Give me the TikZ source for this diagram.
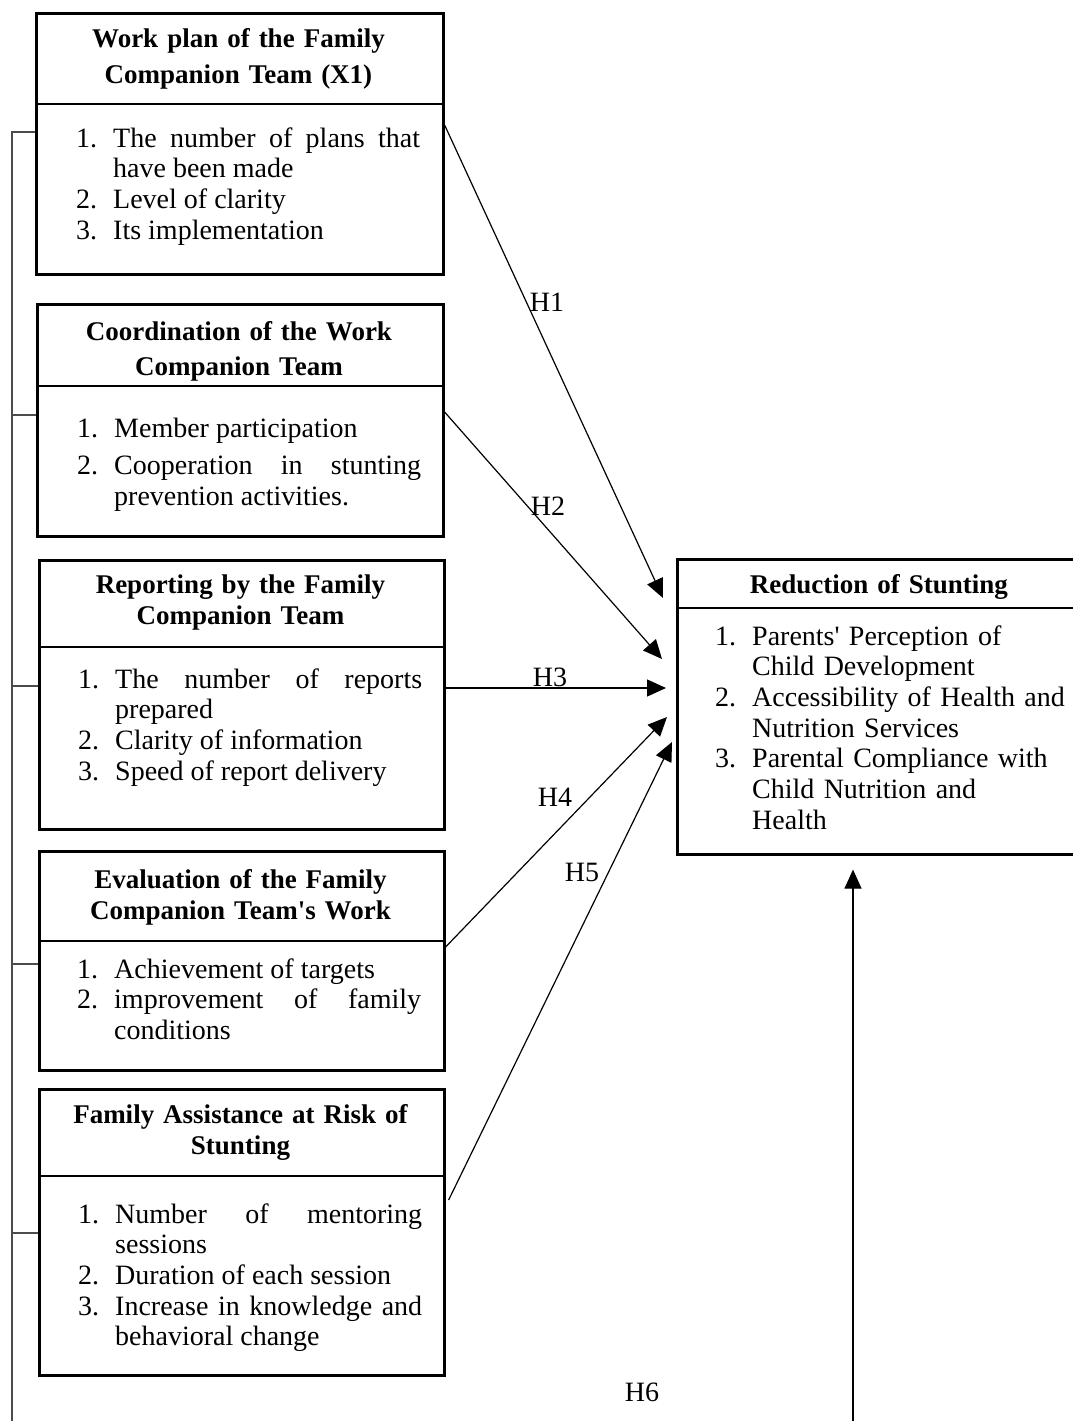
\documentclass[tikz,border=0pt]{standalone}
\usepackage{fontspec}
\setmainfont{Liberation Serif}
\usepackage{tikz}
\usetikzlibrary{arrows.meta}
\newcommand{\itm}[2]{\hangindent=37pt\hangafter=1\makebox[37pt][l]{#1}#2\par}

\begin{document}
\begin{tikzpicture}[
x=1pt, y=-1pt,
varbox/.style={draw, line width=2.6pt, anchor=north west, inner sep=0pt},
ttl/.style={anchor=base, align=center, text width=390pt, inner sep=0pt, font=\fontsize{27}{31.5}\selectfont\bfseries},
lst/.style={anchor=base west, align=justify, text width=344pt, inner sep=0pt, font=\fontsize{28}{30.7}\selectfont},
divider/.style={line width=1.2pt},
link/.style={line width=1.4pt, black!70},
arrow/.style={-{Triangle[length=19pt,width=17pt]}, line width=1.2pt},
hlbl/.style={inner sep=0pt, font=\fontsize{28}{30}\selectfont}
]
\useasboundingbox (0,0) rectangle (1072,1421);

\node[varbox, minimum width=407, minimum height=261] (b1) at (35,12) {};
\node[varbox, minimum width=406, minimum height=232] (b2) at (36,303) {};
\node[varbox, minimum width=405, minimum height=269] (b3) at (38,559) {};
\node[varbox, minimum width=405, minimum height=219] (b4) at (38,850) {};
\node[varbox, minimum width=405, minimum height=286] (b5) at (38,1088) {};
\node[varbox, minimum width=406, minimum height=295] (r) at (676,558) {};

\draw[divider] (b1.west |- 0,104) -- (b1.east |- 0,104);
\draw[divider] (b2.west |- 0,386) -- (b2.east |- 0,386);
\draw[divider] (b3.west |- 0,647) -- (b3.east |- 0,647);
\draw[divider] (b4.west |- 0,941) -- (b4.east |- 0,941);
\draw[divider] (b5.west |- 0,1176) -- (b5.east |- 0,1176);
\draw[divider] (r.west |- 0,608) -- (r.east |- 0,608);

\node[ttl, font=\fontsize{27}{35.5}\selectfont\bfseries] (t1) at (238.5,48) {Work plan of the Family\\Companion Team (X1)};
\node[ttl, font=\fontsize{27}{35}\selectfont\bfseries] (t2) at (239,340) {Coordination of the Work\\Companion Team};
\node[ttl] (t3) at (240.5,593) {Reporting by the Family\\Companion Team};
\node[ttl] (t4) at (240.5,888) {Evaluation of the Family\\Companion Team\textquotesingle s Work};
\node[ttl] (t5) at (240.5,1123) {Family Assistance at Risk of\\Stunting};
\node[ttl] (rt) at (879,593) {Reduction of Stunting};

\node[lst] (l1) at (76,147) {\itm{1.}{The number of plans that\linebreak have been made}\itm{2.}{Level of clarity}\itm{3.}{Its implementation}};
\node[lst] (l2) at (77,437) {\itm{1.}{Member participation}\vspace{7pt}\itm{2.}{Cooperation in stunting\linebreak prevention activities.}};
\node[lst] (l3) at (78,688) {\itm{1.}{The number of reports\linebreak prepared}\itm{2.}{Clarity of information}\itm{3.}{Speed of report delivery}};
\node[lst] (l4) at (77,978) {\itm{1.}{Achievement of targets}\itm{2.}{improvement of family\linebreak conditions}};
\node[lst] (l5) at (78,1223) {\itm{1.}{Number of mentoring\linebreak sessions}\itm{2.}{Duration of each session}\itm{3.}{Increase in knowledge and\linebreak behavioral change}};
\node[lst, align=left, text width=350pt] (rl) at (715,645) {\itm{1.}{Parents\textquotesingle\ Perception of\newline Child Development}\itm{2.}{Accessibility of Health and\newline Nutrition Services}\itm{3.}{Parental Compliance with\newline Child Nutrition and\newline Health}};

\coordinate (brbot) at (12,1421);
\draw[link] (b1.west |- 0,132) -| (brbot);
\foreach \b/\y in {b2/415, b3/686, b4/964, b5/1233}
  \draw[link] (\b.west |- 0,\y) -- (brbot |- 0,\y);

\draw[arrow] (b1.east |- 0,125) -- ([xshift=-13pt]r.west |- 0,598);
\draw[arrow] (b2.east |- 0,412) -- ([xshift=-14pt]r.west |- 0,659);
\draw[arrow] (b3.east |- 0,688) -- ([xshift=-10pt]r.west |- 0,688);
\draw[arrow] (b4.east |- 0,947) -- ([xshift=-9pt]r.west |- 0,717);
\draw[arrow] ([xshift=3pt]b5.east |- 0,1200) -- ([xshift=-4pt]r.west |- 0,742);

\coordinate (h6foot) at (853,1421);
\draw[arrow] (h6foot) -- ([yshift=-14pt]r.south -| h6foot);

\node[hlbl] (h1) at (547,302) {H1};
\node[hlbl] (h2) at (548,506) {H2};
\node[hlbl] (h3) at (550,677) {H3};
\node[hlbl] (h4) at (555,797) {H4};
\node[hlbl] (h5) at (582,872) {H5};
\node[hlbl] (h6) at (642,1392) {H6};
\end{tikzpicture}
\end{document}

Set problem:
Repeat the listing in full and exactly. Do not include any images.

Result of this exercise:
Give me the TikZ source for this diagram.
\documentclass[tikz,border=0pt]{standalone}
\usepackage{fontspec}
\setmainfont{Liberation Serif}
\usepackage{tikz}
\usetikzlibrary{arrows.meta}
\newcommand{\itm}[2]{\hangindent=37pt\hangafter=1\makebox[37pt][l]{#1}#2\par}

\begin{document}
\begin{tikzpicture}[
x=1pt, y=-1pt,
varbox/.style={draw, line width=2.6pt, anchor=north west, inner sep=0pt},
ttl/.style={anchor=base, align=center, text width=390pt, inner sep=0pt, font=\fontsize{27}{31.5}\selectfont\bfseries},
lst/.style={anchor=base west, align=justify, text width=344pt, inner sep=0pt, font=\fontsize{28}{30.7}\selectfont},
divider/.style={line width=1.2pt},
link/.style={line width=1.4pt, black!70},
arrow/.style={-{Triangle[length=19pt,width=17pt]}, line width=1.2pt},
hlbl/.style={inner sep=0pt, font=\fontsize{28}{30}\selectfont}
]
\useasboundingbox (0,0) rectangle (1072,1421);

\node[varbox, minimum width=407, minimum height=261] (b1) at (35,12) {};
\node[varbox, minimum width=406, minimum height=232] (b2) at (36,303) {};
\node[varbox, minimum width=405, minimum height=269] (b3) at (38,559) {};
\node[varbox, minimum width=405, minimum height=219] (b4) at (38,850) {};
\node[varbox, minimum width=405, minimum height=286] (b5) at (38,1088) {};
\node[varbox, minimum width=406, minimum height=295] (r) at (676,558) {};

\draw[divider] (b1.west |- 0,104) -- (b1.east |- 0,104);
\draw[divider] (b2.west |- 0,386) -- (b2.east |- 0,386);
\draw[divider] (b3.west |- 0,647) -- (b3.east |- 0,647);
\draw[divider] (b4.west |- 0,941) -- (b4.east |- 0,941);
\draw[divider] (b5.west |- 0,1176) -- (b5.east |- 0,1176);
\draw[divider] (r.west |- 0,608) -- (r.east |- 0,608);

\node[ttl, font=\fontsize{27}{35.5}\selectfont\bfseries] (t1) at (238.5,48) {Work plan of the Family\\Companion Team (X1)};
\node[ttl, font=\fontsize{27}{35}\selectfont\bfseries] (t2) at (239,340) {Coordination of the Work\\Companion Team};
\node[ttl] (t3) at (240.5,593) {Reporting by the Family\\Companion Team};
\node[ttl] (t4) at (240.5,888) {Evaluation of the Family\\Companion Team\textquotesingle s Work};
\node[ttl] (t5) at (240.5,1123) {Family Assistance at Risk of\\Stunting};
\node[ttl] (rt) at (879,593) {Reduction of Stunting};

\node[lst] (l1) at (76,147) {\itm{1.}{The number of plans that\linebreak have been made}\itm{2.}{Level of clarity}\itm{3.}{Its implementation}};
\node[lst] (l2) at (77,437) {\itm{1.}{Member participation}\vspace{7pt}\itm{2.}{Cooperation in stunting\linebreak prevention activities.}};
\node[lst] (l3) at (78,688) {\itm{1.}{The number of reports\linebreak prepared}\itm{2.}{Clarity of information}\itm{3.}{Speed of report delivery}};
\node[lst] (l4) at (77,978) {\itm{1.}{Achievement of targets}\itm{2.}{improvement of family\linebreak conditions}};
\node[lst] (l5) at (78,1223) {\itm{1.}{Number of mentoring\linebreak sessions}\itm{2.}{Duration of each session}\itm{3.}{Increase in knowledge and\linebreak behavioral change}};
\node[lst, align=left, text width=350pt] (rl) at (715,645) {\itm{1.}{Parents\textquotesingle\ Perception of\newline Child Development}\itm{2.}{Accessibility of Health and\newline Nutrition Services}\itm{3.}{Parental Compliance with\newline Child Nutrition and\newline Health}};

\coordinate (brbot) at (12,1421);
\draw[link] (b1.west |- 0,132) -| (brbot);
\foreach \b/\y in {b2/415, b3/686, b4/964, b5/1233}
  \draw[link] (\b.west |- 0,\y) -- (brbot |- 0,\y);

\draw[arrow] (b1.east |- 0,125) -- ([xshift=-13pt]r.west |- 0,598);
\draw[arrow] (b2.east |- 0,412) -- ([xshift=-14pt]r.west |- 0,659);
\draw[arrow] (b3.east |- 0,688) -- ([xshift=-10pt]r.west |- 0,688);
\draw[arrow] (b4.east |- 0,947) -- ([xshift=-9pt]r.west |- 0,717);
\draw[arrow] ([xshift=3pt]b5.east |- 0,1200) -- ([xshift=-4pt]r.west |- 0,742);

\coordinate (h6foot) at (853,1421);
\draw[arrow] (h6foot) -- ([yshift=-14pt]r.south -| h6foot);

\node[hlbl] (h1) at (547,302) {H1};
\node[hlbl] (h2) at (548,506) {H2};
\node[hlbl] (h3) at (550,677) {H3};
\node[hlbl] (h4) at (555,797) {H4};
\node[hlbl] (h5) at (582,872) {H5};
\node[hlbl] (h6) at (642,1392) {H6};
\end{tikzpicture}
\end{document}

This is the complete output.